The school Energy Use Intensity (EUI) was first calculated from energy consumption by using the monthly consumption data and the school’s total area (the area is the total conditioned area). The units were converted to kBtu/ft², as shown in Figure 9, in order to compare the data. The annual EUI was found to be 215.43 kBtu/ft². As shown in the graph, when the campus is compared with the median it is way above the average of other similar buildings. It is worth mentioning that the annual site EUI provided by the Energy Star web site is 215.4 kBtu/ft², which is similar to the value obtained by calculations 215.43 kBtu/ft².

The energy star initiative is a good measure of any energy usage, when compared with others. Therefore, using it to benchmark our school is very meaningful. The data shown in Figure 9 for the comparison conducted using the Energy Star website, indicates that the school is in an immediate need of an energy audit.

As part of the energy audit, a walk-through of the whole campus was conducted to give the means of identifying and evaluating energy use and pinpoint areas for possible energy-saving improvements. In the campus, the main two parts to look for were the lighting and HVAC system (air-conditioning mainly).

As for lighting, the inventory showed that the classrooms in the campus have excessive lighting, even when no students are there or it is sunny enough outdoors.

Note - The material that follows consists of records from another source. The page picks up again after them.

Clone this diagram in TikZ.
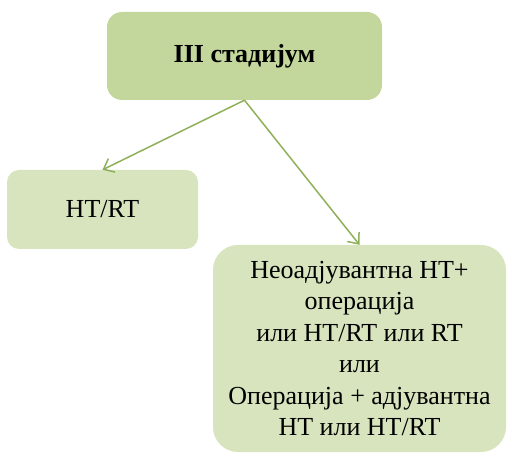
\documentclass[tikz,border=0pt]{standalone}
\usepackage{fontspec}
\setmainfont{Liberation Serif}
\usetikzlibrary{arrows.meta}
\definecolor{boxdark}{HTML}{C3D69B}
\definecolor{boxlight}{HTML}{D7E4BD}
\definecolor{arrowgreen}{HTML}{8FB05A}
\tikzset{
  stagebox/.style={fill=boxdark,rounded corners=15pt,align=center,inner sep=0pt},
  treatbox/.style={fill=boxlight,align=center,inner sep=0pt},
  treatarrow/.style={draw=arrowgreen,line width=1.5pt,-{Straight Barb[length=9pt,width=15pt,line width=1.5pt]}}
}
\begin{document}
\begin{tikzpicture}[x=1pt,y=1pt]
  \useasboundingbox (0,0) rectangle (508,452);
  \node[stagebox,minimum width=275pt,minimum height=88pt,font=\fontsize{26}{30}\selectfont\bfseries]
    (stage) at (244.5,396) {III стадијум};
  \node[treatbox,rounded corners=12pt,minimum width=191pt,minimum height=79pt,font=\fontsize{26}{30}\selectfont]
    (htrt) at (102.5,242.5) {HT/RT};
  \node[treatbox,rounded corners=25pt,minimum width=293pt,minimum height=207pt,font=\fontsize{26}{31.5}\selectfont]
    (surgery) at (359.5,103.5) {Неоадјувантна HT+\\операција\\или HT/RT или RT\\или\\Операција + адјувантна\\HT или HT/RT};
  \draw[treatarrow] (stage.south) -- (htrt.north);
  \draw[treatarrow] (stage.south) -- (surgery.north);
\end{tikzpicture}
\end{document}
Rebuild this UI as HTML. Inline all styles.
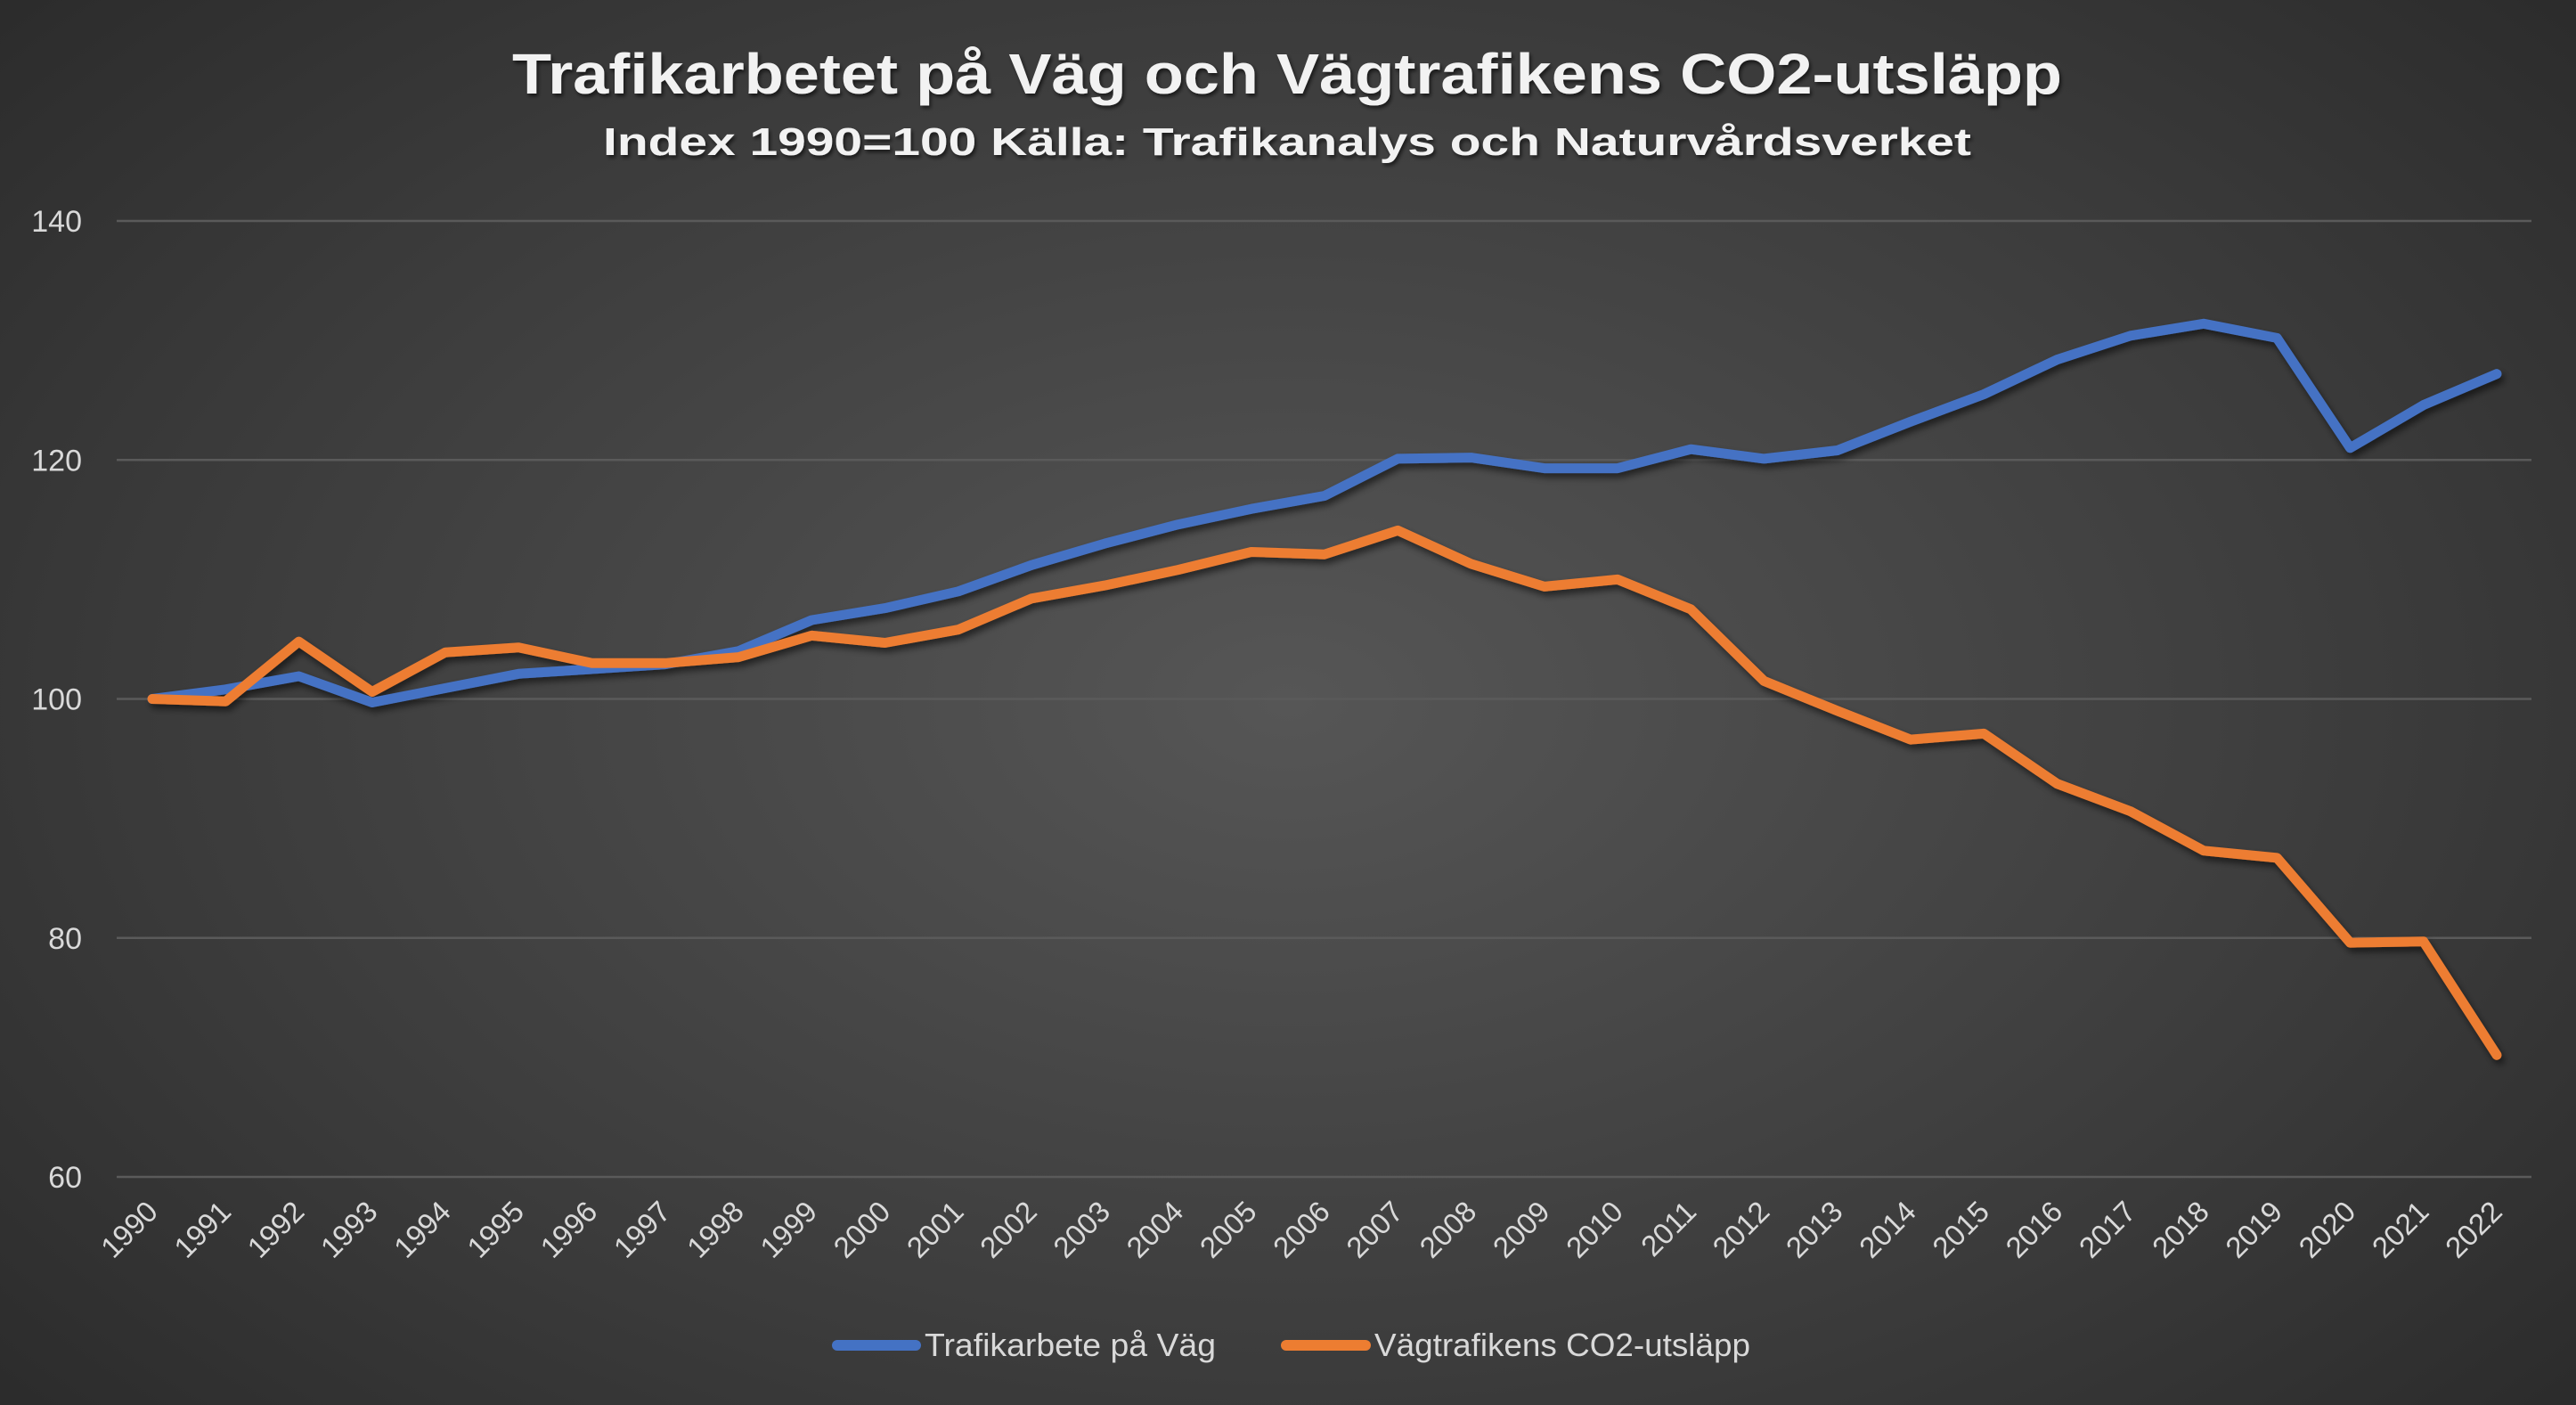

In addition, the lights in the main corridors are always switched ON despite the presence of students or staff, even though most of the corridors do not need lighting as the sunbeams can easily get inside. The last observation is about the lighting in the libraries, where it was found to be poor for reading.

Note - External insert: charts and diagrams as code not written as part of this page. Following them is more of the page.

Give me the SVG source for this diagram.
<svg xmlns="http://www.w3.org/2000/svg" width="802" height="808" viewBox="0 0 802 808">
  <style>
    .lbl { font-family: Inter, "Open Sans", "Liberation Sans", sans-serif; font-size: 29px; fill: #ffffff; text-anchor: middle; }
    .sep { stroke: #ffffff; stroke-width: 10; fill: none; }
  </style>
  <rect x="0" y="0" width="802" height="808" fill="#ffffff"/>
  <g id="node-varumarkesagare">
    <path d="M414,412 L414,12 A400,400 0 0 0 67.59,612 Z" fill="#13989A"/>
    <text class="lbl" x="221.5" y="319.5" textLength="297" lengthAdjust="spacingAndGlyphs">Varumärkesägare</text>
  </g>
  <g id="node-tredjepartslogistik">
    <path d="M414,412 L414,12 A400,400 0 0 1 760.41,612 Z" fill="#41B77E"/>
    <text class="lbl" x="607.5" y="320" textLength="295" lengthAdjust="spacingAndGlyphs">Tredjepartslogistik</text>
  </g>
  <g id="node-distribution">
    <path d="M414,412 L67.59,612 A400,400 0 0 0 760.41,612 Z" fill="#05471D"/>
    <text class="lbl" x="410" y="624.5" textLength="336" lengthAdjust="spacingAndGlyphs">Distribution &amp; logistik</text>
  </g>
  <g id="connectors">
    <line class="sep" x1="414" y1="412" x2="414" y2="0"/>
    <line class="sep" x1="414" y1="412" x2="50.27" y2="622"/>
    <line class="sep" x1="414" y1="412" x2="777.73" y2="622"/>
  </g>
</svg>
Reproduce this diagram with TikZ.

Air conditioning is believed to be a cause of energy waste in the campus, and the walk-through conducted was evidence of this. It was observed that the prayer room (mainly girls’ side), corridors “C” and “D” are cold all the time. Further inspection by the maintenance team showed that the 2-way valve in the air-handling unit is not working properly and has to be replaced for the corridors, however in the prayer room the AC programmable thermostat unit was not working properly according to the set temperature.

It was noticed from the walk-through observations that many locations have the lights switched on while the place is not occupied. Installing a motion sensor in all classrooms, and labs could help to reduce the amount of energy consumed and eventually the school electricity bill. The cost of installing motion sensors in the whole school facility will be approximately AED 20,000, and the savings are expected to be around AED 93,691 annually. Accordingly, the payback period is around 2.6 months. Figure 10 is a bar chart showing the expected savings in kWh and AED.

The school lighting system constitutes a significant part of the school’s overall electrical power consumption. For this reason, a thorough study was performed to explore the different areas where energy can be saved from this component. There are many elements in the lighting system that have an impact on the electrical consumption, such as controlling when lights are turned on or off, choosing the appropriate lighting level, and the type of lamps used in schools.

Light intensity in a room or “Light Quantity” is the amount of light provided to a room. It is usually expressed in three types of units: watts; lumens; and foot-candles (FC) [31]. The number of lumens describes how much light is being produced by the light system. Finally, the number of foot-candles shows how much light is actually reaching the workplace (desk level). The light intensity was measured using a light meter placed on the desk level where tasks are performed. Different locations were visited, the measurements were taken at 7:30 a.m., 11:00 a.m., and 1:30 a.m., and the results were averaged for each location. The results collected were compared to the standard amount of foot-candles in schools.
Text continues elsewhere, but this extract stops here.